A ordem de Moraes e seus desdobramentos, incluindo a reação de Palev Durov, fundador e CEO do Telegram, porém, abriram na Procuradoria nova perspectiva de avanços no trabalho.

O inquérito da fake news do STF, no qual foi imposto o bloqueio, tem natureza criminal e está relacionado a pessoas suspeitas da prática de ilícitos penais.

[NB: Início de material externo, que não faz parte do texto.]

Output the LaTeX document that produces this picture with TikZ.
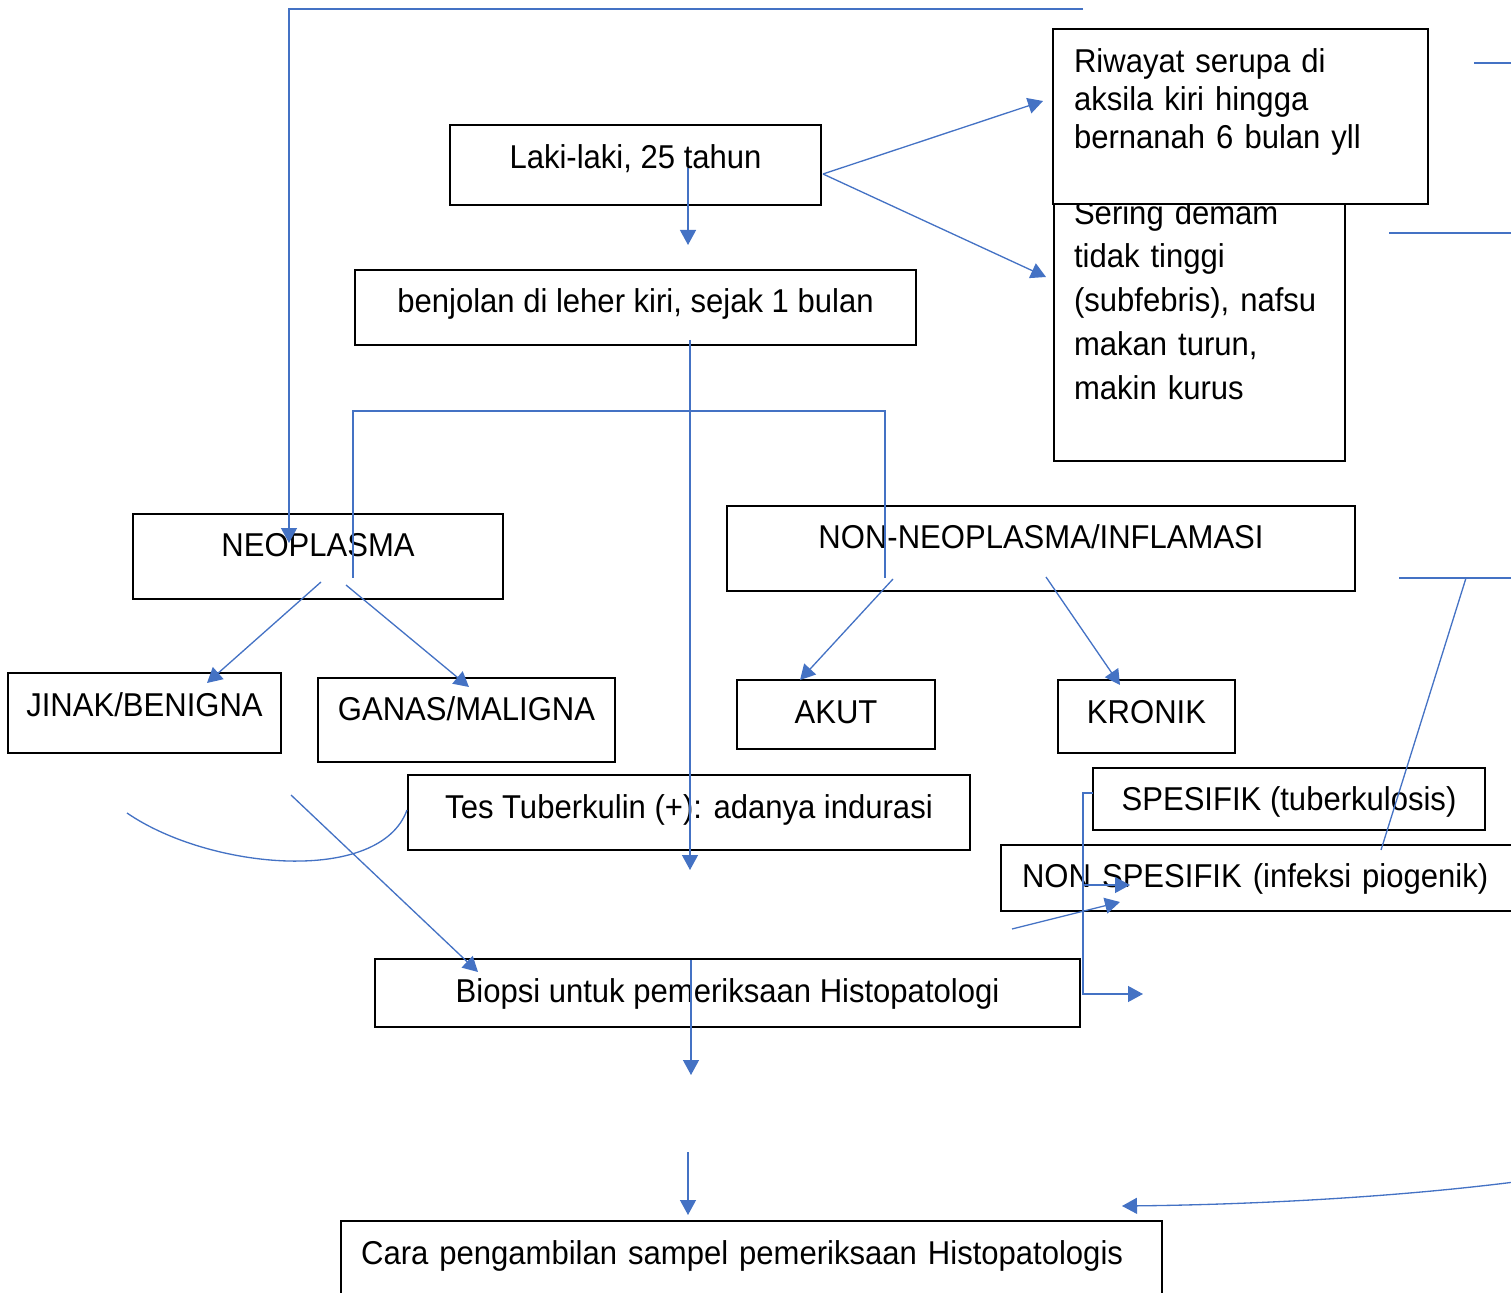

São alvos o presidente Jair Bolsonaro (PL), por causa das declarações falsas que fez sobre as urnas eletrônicas, e seus aliados.

O trabalho dos procuradores, por sua vez, é de natureza cível e diz respeito às ações e omissões que as principais plataformas que operam no Brasil têm adotado frente ao fenômeno das notícias falsas e da violência digital.

Nessa apuração foram cobradas informações de Twitter, Instagram, Facebook/Meta, YouTube, WhatsApp e Telegram a respeito de providências que estão adotando para regular comportamentos abusivos na internet. O aplicativo criado e dirigido por Durov não respondeu.

A Procuradoria afirma que o cumprimento de ordens pontuais de remoção de conteúdo, como as que foram listadas pelo ministro Moraes, é dever de toda plataforma que opera no Brasil, segundo regras definidas pelo Marco Civil da Internet.

Mas não é só. Há outros deveres, a exemplo daqueles relacionados à implementação de uma autorregulação conforme o interesse público e a legislação do país.

Até agora no inquérito civil público, "a grande maioria das principais plataformas do país, além de cumprir decisões reativamente, também age proativamente, promovendo a remoção de postagens incompatíveis com seus termos de uso, suspendendo contas envolvidas em comportamentos abusivos, independentemente de ordem judicial neste sentido", diz a Procuradoria.

O Telegram é visto como uma das principais preocupações para as eleições de 2022 devido à falta de controles na disseminação de fake news e se tornou também alvo de discussão no Congresso e no TSE para possíveis restrições em seu funcionamento no Brasil.

Na Alemanha, com cerca de 8 milhões de usuários, o Telegram vinha igualmente se recusando a conversar com autoridades que atuam no enfrentamento a ações de grupos extremistas.

A plataforma mudou recentemente de postura com a sinalização de que medidas mais drásticas poderiam ser adotadas, incluindo o seu banimento do país. Bloqueou mais de 60 canais usados por radicais em atendimento a um pedido da polícia alemã.

A ferramenta é usada amplamente usada pela militância bolsonarista. O presidente conta com mais de 1 milhões de inscritos em seu canal, usado para a divulgação de ações do governo.

Nas redes sociais, Bolsonaro tem convocado apoiadores a se inscreverem em seu canal no serviço de comunicação, onde divulga ações do governo diariamente. Recentemente, ele chamou de covardia o cerco à plataforma e disse que o governo está "tratando" do assunto.

Após a decisão de Moraes, o presidente classificou o bloqueio do Telegram de "inadmissível" e disse que a determinação do ministro poderia causar até óbitos no Brasil.

O ministro da Justiça e Segurança Pública, Anderson Torres, disse que buscava uma solução para recorrer à decisão do ministro do STF. Afirmou que "milhões de brasileiros" estão sendo "prejudicados repentinamente por uma decisão monocrática".

O advogado-geral da União, Bruno Bianco Leal, entrou com um pedido de medida cautelar ao STF contra a ordem de bloqueio. O pedido do advogado-geral foi direcionado à ministra Rosa Weber.